═════ Material provided

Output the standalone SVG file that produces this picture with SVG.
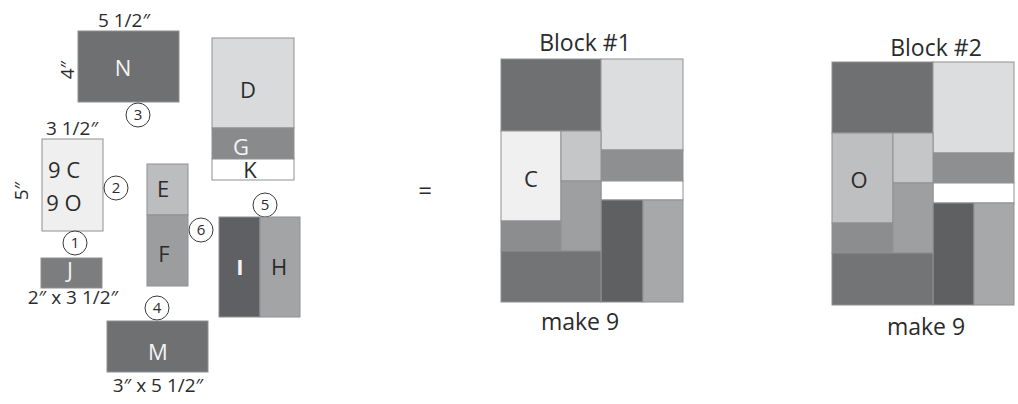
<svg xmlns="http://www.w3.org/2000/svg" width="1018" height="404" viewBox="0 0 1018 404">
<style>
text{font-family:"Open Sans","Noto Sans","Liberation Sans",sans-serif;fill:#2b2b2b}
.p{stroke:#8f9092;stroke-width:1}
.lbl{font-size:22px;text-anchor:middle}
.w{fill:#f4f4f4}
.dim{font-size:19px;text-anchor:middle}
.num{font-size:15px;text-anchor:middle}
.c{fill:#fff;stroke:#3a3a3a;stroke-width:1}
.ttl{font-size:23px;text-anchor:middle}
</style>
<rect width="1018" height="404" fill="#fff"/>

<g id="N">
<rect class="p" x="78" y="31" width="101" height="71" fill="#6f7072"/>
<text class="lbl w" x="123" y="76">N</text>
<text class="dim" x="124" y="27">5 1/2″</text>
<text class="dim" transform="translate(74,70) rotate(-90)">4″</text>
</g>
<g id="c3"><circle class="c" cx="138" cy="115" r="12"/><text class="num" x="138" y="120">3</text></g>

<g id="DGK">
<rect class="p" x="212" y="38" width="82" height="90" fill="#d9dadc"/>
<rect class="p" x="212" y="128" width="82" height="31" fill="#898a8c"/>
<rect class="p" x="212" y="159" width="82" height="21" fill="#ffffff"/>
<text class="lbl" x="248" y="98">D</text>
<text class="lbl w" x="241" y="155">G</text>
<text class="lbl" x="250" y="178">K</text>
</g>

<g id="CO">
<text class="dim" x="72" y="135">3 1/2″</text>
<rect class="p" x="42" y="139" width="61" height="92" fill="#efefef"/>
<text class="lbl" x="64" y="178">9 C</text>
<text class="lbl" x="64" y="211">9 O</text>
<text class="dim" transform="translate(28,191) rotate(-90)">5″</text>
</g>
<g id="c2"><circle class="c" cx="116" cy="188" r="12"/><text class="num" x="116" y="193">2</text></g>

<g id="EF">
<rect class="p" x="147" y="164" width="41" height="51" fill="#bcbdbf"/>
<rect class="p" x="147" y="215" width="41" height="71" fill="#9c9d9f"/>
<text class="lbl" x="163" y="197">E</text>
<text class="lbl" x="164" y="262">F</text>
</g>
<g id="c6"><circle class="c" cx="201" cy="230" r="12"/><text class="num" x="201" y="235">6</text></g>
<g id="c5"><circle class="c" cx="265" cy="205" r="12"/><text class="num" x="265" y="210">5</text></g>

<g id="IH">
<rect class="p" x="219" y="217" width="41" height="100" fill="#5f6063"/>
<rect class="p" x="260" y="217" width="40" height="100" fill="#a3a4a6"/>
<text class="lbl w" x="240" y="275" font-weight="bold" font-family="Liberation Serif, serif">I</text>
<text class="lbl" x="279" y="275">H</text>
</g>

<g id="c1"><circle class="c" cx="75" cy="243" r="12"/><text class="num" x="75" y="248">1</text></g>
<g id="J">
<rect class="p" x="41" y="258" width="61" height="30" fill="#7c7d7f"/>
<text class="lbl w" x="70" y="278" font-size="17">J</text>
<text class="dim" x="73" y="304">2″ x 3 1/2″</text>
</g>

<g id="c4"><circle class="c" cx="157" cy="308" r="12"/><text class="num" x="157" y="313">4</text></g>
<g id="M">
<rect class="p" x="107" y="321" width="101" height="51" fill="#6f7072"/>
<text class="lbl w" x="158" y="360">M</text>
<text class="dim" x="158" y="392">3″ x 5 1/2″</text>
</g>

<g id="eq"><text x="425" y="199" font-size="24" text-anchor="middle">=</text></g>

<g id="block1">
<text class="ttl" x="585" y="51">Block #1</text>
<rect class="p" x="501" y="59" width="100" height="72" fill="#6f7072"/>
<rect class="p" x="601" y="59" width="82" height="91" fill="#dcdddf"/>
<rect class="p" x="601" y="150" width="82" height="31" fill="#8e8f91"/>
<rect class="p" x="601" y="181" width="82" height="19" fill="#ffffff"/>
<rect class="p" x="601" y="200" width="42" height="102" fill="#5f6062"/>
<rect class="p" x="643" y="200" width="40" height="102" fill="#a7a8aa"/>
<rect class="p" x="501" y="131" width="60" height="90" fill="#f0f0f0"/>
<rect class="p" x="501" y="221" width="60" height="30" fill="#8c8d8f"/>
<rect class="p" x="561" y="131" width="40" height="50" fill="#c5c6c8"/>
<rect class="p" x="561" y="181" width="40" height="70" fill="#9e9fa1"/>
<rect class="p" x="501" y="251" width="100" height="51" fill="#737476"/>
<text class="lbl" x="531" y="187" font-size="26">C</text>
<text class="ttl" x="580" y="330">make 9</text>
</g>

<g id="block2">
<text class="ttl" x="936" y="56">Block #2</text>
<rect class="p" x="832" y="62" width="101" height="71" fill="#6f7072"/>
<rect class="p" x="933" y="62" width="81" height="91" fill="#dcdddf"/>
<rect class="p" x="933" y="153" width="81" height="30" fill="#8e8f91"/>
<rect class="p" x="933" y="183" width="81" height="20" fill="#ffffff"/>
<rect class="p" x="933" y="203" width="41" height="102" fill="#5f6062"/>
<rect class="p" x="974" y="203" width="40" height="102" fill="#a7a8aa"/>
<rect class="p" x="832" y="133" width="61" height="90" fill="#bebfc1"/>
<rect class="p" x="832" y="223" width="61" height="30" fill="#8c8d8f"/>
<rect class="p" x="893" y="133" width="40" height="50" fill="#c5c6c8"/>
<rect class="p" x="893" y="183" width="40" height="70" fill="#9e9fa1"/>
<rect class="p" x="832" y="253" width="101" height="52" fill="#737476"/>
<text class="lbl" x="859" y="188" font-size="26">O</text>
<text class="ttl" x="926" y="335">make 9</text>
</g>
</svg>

══════════

Reproduce the listing word for word and omit its pictures.

Output the standalone SVG file that produces this picture with SVG.
<svg xmlns="http://www.w3.org/2000/svg" width="1018" height="404" viewBox="0 0 1018 404">
<style>
text{font-family:"Open Sans","Noto Sans","Liberation Sans",sans-serif;fill:#2b2b2b}
.p{stroke:#8f9092;stroke-width:1}
.lbl{font-size:22px;text-anchor:middle}
.w{fill:#f4f4f4}
.dim{font-size:19px;text-anchor:middle}
.num{font-size:15px;text-anchor:middle}
.c{fill:#fff;stroke:#3a3a3a;stroke-width:1}
.ttl{font-size:23px;text-anchor:middle}
</style>
<rect width="1018" height="404" fill="#fff"/>

<g id="N">
<rect class="p" x="78" y="31" width="101" height="71" fill="#6f7072"/>
<text class="lbl w" x="123" y="76">N</text>
<text class="dim" x="124" y="27">5 1/2″</text>
<text class="dim" transform="translate(74,70) rotate(-90)">4″</text>
</g>
<g id="c3"><circle class="c" cx="138" cy="115" r="12"/><text class="num" x="138" y="120">3</text></g>

<g id="DGK">
<rect class="p" x="212" y="38" width="82" height="90" fill="#d9dadc"/>
<rect class="p" x="212" y="128" width="82" height="31" fill="#898a8c"/>
<rect class="p" x="212" y="159" width="82" height="21" fill="#ffffff"/>
<text class="lbl" x="248" y="98">D</text>
<text class="lbl w" x="241" y="155">G</text>
<text class="lbl" x="250" y="178">K</text>
</g>

<g id="CO">
<text class="dim" x="72" y="135">3 1/2″</text>
<rect class="p" x="42" y="139" width="61" height="92" fill="#efefef"/>
<text class="lbl" x="64" y="178">9 C</text>
<text class="lbl" x="64" y="211">9 O</text>
<text class="dim" transform="translate(28,191) rotate(-90)">5″</text>
</g>
<g id="c2"><circle class="c" cx="116" cy="188" r="12"/><text class="num" x="116" y="193">2</text></g>

<g id="EF">
<rect class="p" x="147" y="164" width="41" height="51" fill="#bcbdbf"/>
<rect class="p" x="147" y="215" width="41" height="71" fill="#9c9d9f"/>
<text class="lbl" x="163" y="197">E</text>
<text class="lbl" x="164" y="262">F</text>
</g>
<g id="c6"><circle class="c" cx="201" cy="230" r="12"/><text class="num" x="201" y="235">6</text></g>
<g id="c5"><circle class="c" cx="265" cy="205" r="12"/><text class="num" x="265" y="210">5</text></g>

<g id="IH">
<rect class="p" x="219" y="217" width="41" height="100" fill="#5f6063"/>
<rect class="p" x="260" y="217" width="40" height="100" fill="#a3a4a6"/>
<text class="lbl w" x="240" y="275" font-weight="bold" font-family="Liberation Serif, serif">I</text>
<text class="lbl" x="279" y="275">H</text>
</g>

<g id="c1"><circle class="c" cx="75" cy="243" r="12"/><text class="num" x="75" y="248">1</text></g>
<g id="J">
<rect class="p" x="41" y="258" width="61" height="30" fill="#7c7d7f"/>
<text class="lbl w" x="70" y="278" font-size="17">J</text>
<text class="dim" x="73" y="304">2″ x 3 1/2″</text>
</g>

<g id="c4"><circle class="c" cx="157" cy="308" r="12"/><text class="num" x="157" y="313">4</text></g>
<g id="M">
<rect class="p" x="107" y="321" width="101" height="51" fill="#6f7072"/>
<text class="lbl w" x="158" y="360">M</text>
<text class="dim" x="158" y="392">3″ x 5 1/2″</text>
</g>

<g id="eq"><text x="425" y="199" font-size="24" text-anchor="middle">=</text></g>

<g id="block1">
<text class="ttl" x="585" y="51">Block #1</text>
<rect class="p" x="501" y="59" width="100" height="72" fill="#6f7072"/>
<rect class="p" x="601" y="59" width="82" height="91" fill="#dcdddf"/>
<rect class="p" x="601" y="150" width="82" height="31" fill="#8e8f91"/>
<rect class="p" x="601" y="181" width="82" height="19" fill="#ffffff"/>
<rect class="p" x="601" y="200" width="42" height="102" fill="#5f6062"/>
<rect class="p" x="643" y="200" width="40" height="102" fill="#a7a8aa"/>
<rect class="p" x="501" y="131" width="60" height="90" fill="#f0f0f0"/>
<rect class="p" x="501" y="221" width="60" height="30" fill="#8c8d8f"/>
<rect class="p" x="561" y="131" width="40" height="50" fill="#c5c6c8"/>
<rect class="p" x="561" y="181" width="40" height="70" fill="#9e9fa1"/>
<rect class="p" x="501" y="251" width="100" height="51" fill="#737476"/>
<text class="lbl" x="531" y="187" font-size="26">C</text>
<text class="ttl" x="580" y="330">make 9</text>
</g>

<g id="block2">
<text class="ttl" x="936" y="56">Block #2</text>
<rect class="p" x="832" y="62" width="101" height="71" fill="#6f7072"/>
<rect class="p" x="933" y="62" width="81" height="91" fill="#dcdddf"/>
<rect class="p" x="933" y="153" width="81" height="30" fill="#8e8f91"/>
<rect class="p" x="933" y="183" width="81" height="20" fill="#ffffff"/>
<rect class="p" x="933" y="203" width="41" height="102" fill="#5f6062"/>
<rect class="p" x="974" y="203" width="40" height="102" fill="#a7a8aa"/>
<rect class="p" x="832" y="133" width="61" height="90" fill="#bebfc1"/>
<rect class="p" x="832" y="223" width="61" height="30" fill="#8c8d8f"/>
<rect class="p" x="893" y="133" width="40" height="50" fill="#c5c6c8"/>
<rect class="p" x="893" y="183" width="40" height="70" fill="#9e9fa1"/>
<rect class="p" x="832" y="253" width="101" height="52" fill="#737476"/>
<text class="lbl" x="859" y="188" font-size="26">O</text>
<text class="ttl" x="926" y="335">make 9</text>
</g>
</svg>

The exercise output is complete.